In my earlier thread (Boom to Bust) I talked about discovering that I could easily get top grades just by showing up to class and paying attention. I wasn’t good at finishing homework, but I would do enough of it to convince myself that I understood the subject. In high school all the cool kids were taking college prep courses, so I followed suit. I was a top student in just about every class. So when my schedule became completely full of music, including before and after school and during lunch as well, I found myself making a cup of instant coffee at ten-thirty or eleven at night to begin working on my chemistry or physics homework. I would finish at midnight or one AM, set the alarm for five-thirty, and do it all again. During my senior year I got sick with walking pneumonia, as one might expect, but it wasn’t diagnosed until after I graduated. But I had no trouble with motivation because my brain was on fire. Even with the grueling schedule, I continued reading on my own in philosophy, mathematics, linguistics, and history. I always had a book with me, which I would pull out whenever there was a pause in a rehearsal or before the start of class. In algebra and geometry there was usually time in class for working on the homework assignment. I would would finish it very quickly, then pull out my book! I remember at a musical theater rehearsal (I was the pianist) whenever we stopped for the director to re-block a scene, I pulled out a book on calculus. Calculus was not offered at our high school, but some of the more advanced kids commuted to the university to take it. Someone saw what I was reading and asked what it was for. I said, “It’s interesting, I want to learn it.” They gave me a weird look and said, “Okay.” Looking back, I think I might have been compensating for a sense of inferiority because I had gotten a late start in taking academics seriously. I wasn’t able to actually take a calculus class until my first year of college, but I did well because I had already familiarized myself with the subject during rehearsals for “Gypsy.”

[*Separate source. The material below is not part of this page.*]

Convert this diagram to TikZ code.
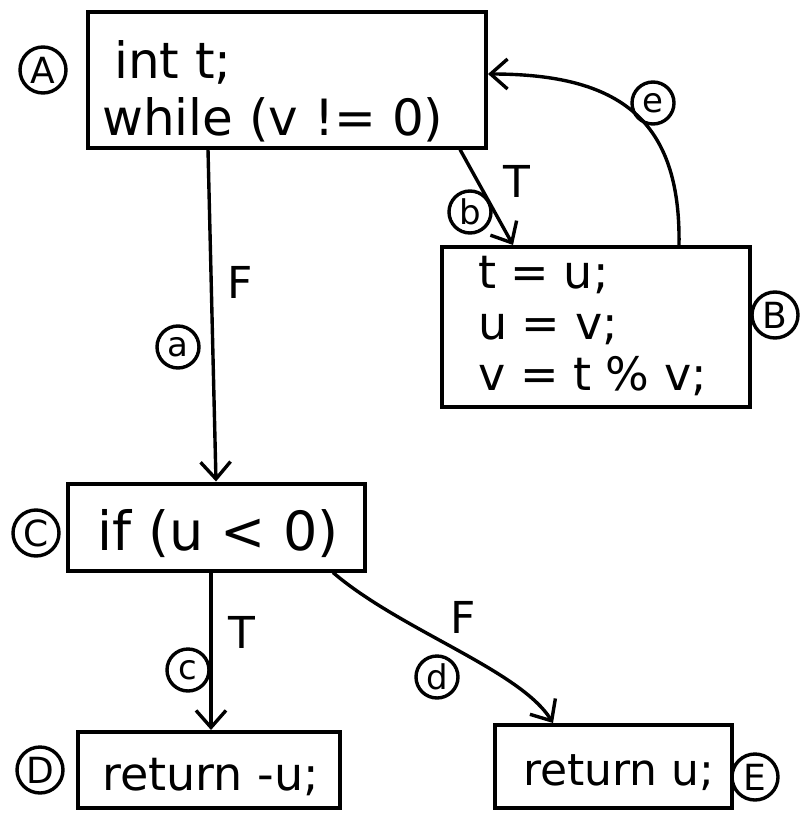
\documentclass[tikz,border=0pt]{standalone}
\usepackage{fontspec}
\setmainfont{DejaVu Sans}
\usetikzlibrary{arrows.meta}
\begin{document}
\begin{tikzpicture}[x=1pt,y=-1pt]
\tikzset{
  box/.style={draw, line width=4pt, rectangle, inner sep=0pt},
  code/.style={inner sep=0pt, anchor=base west},
  bigtag/.style={draw, circle, line width=3.4pt, minimum size=46pt, inner sep=0pt, font=\fontsize{36}{36}\selectfont},
  smalltag/.style={draw, circle, line width=3.4pt, minimum size=42pt, inner sep=0pt, font=\fontsize{34}{34}\selectfont},
  cond/.style={inner sep=0pt, font=\fontsize{44}{44}\selectfont},
  flow/.style={line width=3.4pt, -{Straight Barb[length=17pt,width=30pt]}}
}
\useasboundingbox (0,0) rectangle (804,816);
% boxes
\node[box, minimum width=398pt, minimum height=135pt] (A) at (287,80) {};
\node[box, minimum width=308pt, minimum height=160pt] (B) at (596,327) {};
\node[box, minimum width=297pt, minimum height=87pt] (C) at (216,527) {};
\node[box, minimum width=262pt, minimum height=76pt] (D) at (209,770) {};
\node[box, minimum width=237pt, minimum height=83pt] (E) at (613.5,766.5) {};
% code texts
\node[code, font=\fontsize{50}{50}\selectfont] (A1) at (114,78) {int t;};
\node[code, font=\fontsize{50}{50}\selectfont] (A2) at (102,135) {while (v != 0)};
\node[code, font=\fontsize{46}{46}\selectfont] (B1) at (478,288) {t = u;};
\node[code, font=\fontsize{46}{46}\selectfont] (B2) at (478,339) {u = v;};
\node[code, font=\fontsize{46}{46}\selectfont] (B3) at (478,390) {v = t \% v;};
\node[code, font=\fontsize{54}{54}\selectfont] (C1) at (97,550) {if (u < 0)};
\node[code, font=\fontsize{46}{46}\selectfont] (D1) at (102,790) {return -u;};
\node[code, font=\fontsize{44}{44}\selectfont] (E1) at (523,785) {return u;};
% block tags
\node[bigtag] (tA) at (43,70) {A};
\node[bigtag] (tB) at (775,315) {B};
\node[bigtag] (tC) at (36,533) {C};
\node[bigtag] (tD) at (40,770) {D};
\node[bigtag] (tE) at (755,777) {E};
% helper coordinates
\coordinate (pa1) at (208,0);
\coordinate (pa2) at (216,0);
\coordinate (pb1) at (460,0);
\coordinate (pb2) at (513,0);
\coordinate (pe1) at (679,0);
\coordinate (pe2) at (0,74);
\coordinate (pc1) at (211,0);
\coordinate (pd1) at (333,0);
\coordinate (pd2) at (553,0);
% edges
\draw[flow] (A.south -| pa1) -- (C.north -| pa2);
\draw[flow] (A.south -| pb1) -- (B.north -| pb2);
\draw[flow] (B.north -| pe1) .. controls (681,120) and (620,74) .. (A.east |- pe2);
\draw[flow] (C.south -| pc1) -- (D.north -| pc1);
\draw[flow] (C.south -| pd1) .. controls (400,630) and (520,670) .. (E.north -| pd2);
% edge tags
\node[smalltag] (ta) at (178,347) {a};
\node[smalltag] (tb) at (470,212) {b};
\node[smalltag] (tc) at (188,670) {c};
\node[smalltag] (td) at (437,677) {d};
\node[smalltag] (te) at (653,103) {e};
% condition labels
\node[cond] (Fa) at (240,282) {F};
\node[cond] (Tb) at (517,181) {T};
\node[cond] (Tc) at (242,632) {T};
\node[cond] (Fd) at (463,617) {F};
\end{tikzpicture}
\end{document}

This all left little time for philosophical reading, but I found time during breaks from school. I liked Descartes, Spinoza, Plato, and Emerson. But I was particularly enamored of two books that I found on the bookshelf at home. One was Out of My Later Years, a collection of essays by Albert Einstein, and the other was Pragmatism by William James. Both sat well with me, raised very few objections. I had finally found a way to harness the madness inside of me and make peace with my weirdness.